Vu la possibilité d'un emprisonnement minimal d'un an et maximal de 14 ans, il s'avère indubitable que le droit à la liberté de l'accusé se trouve menacé. Ainsi, cette possible atteinte doit se conformer aux principes de justice fondamentale protégés par l'art. 7 de la Charte canadienne. Les dispositions attaquées ne doivent donc pas se révéler arbitraires ou sans aucun lien avec leur objet ou posséder une portée excessive ou un effet totalement disproportionné par rapport à l'objectif poursuivi. En assujettissant tel qu'il le fait en 2005 la pédopornographie à toutes descriptions d'un acte sexuel avec un enfant, dans un but sexuel, et dans un écrit dont il s'agit là de la caractéristique dominante, le législateur se trouve, potentiellement, à englober des œuvres qui visent à décrire et à explorer différents aspects de la vie et qui, de manière incidente, font le récit d'actes illégaux accomplis avec des enfants. L'œuvre de l'accusé en devient un exemple patent. Voilà pourquoi il y a une violation de l'art. 7 de la Charte canadienne.
Enfin, bien que la notion de « risque indu » que l'on retrouve dans le libellé de l'al. 163.1(6)b) C.cr. ne constitue pas un élément essentiel de l'infraction, il appartient à l'accusé de faire valoir des éléments de preuve qui pourraient soulever un doute raisonnable quant à sa culpabilité. La défense prévue à cette disposition, comme toutes les défenses qui ne comportent pas la nécessité de se décharger d'un fardeau précis, ne contrevient pas à l'al. 11d) de la Charte canadienne.
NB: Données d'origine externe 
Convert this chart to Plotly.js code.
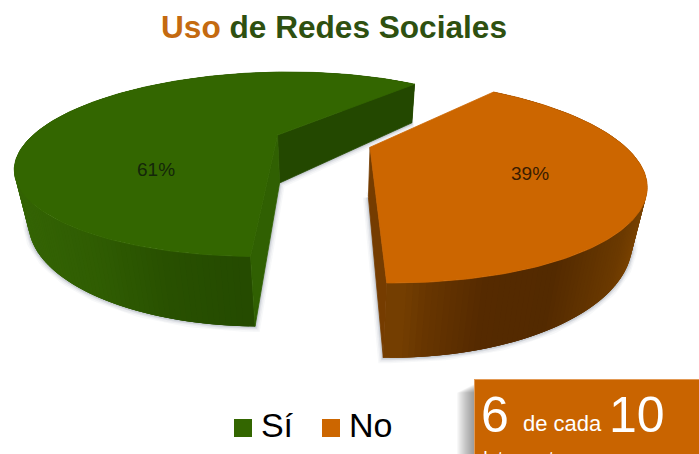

En l'espèce, contrairement à la situation dans l'arrêt Sharpe, il ne s'agit pas d'invalider une disposition législative simplement parce que l'accusé soulève une application hypothétique qui ne possède aucun lien avec son propre cas, mais plutôt de constater l'effet réel potentiel de la portée combinée des al. 163.1(1)c) et 163.1(6)b) C.cr., entre autres, sur un pan important de la littérature déjà existante. Bien que l'on n'en discute pas en profondeur, on peut raisonnablement affirmer que d'autres types de genres littéraires entraînent la même conclusion, dans la mesure où les propos ne préconisent pas ou ne conseillent pas une activité sexuelle avec une personne mineure. Force est donc de conclure que l'inclusion des notions « préconiser » et « conseiller » une activité sexuelle avec une personne mineure (ou un équivalent) constitue un prérequis à la validité constitutionnelle de dispositions législatives qui traitent de la criminalisation d'écrits contenant des passages de pédopornographie. Ici, cette lacune se manifeste par la combinaison des al. 163.1(1)c) et 163.1(6)b) C.cr. Il appartient au législateur de corriger cette déficience constitutionnelle. Ainsi, le remède approprié se trouve dans une déclaration d'inconstitutionnalité des al. 163.1(1)c) et 163.1(6)b) C.cr. Cette déclaration d'inconstitutionnalité entraîne l'acquittement de l'accusé et de son éditeur.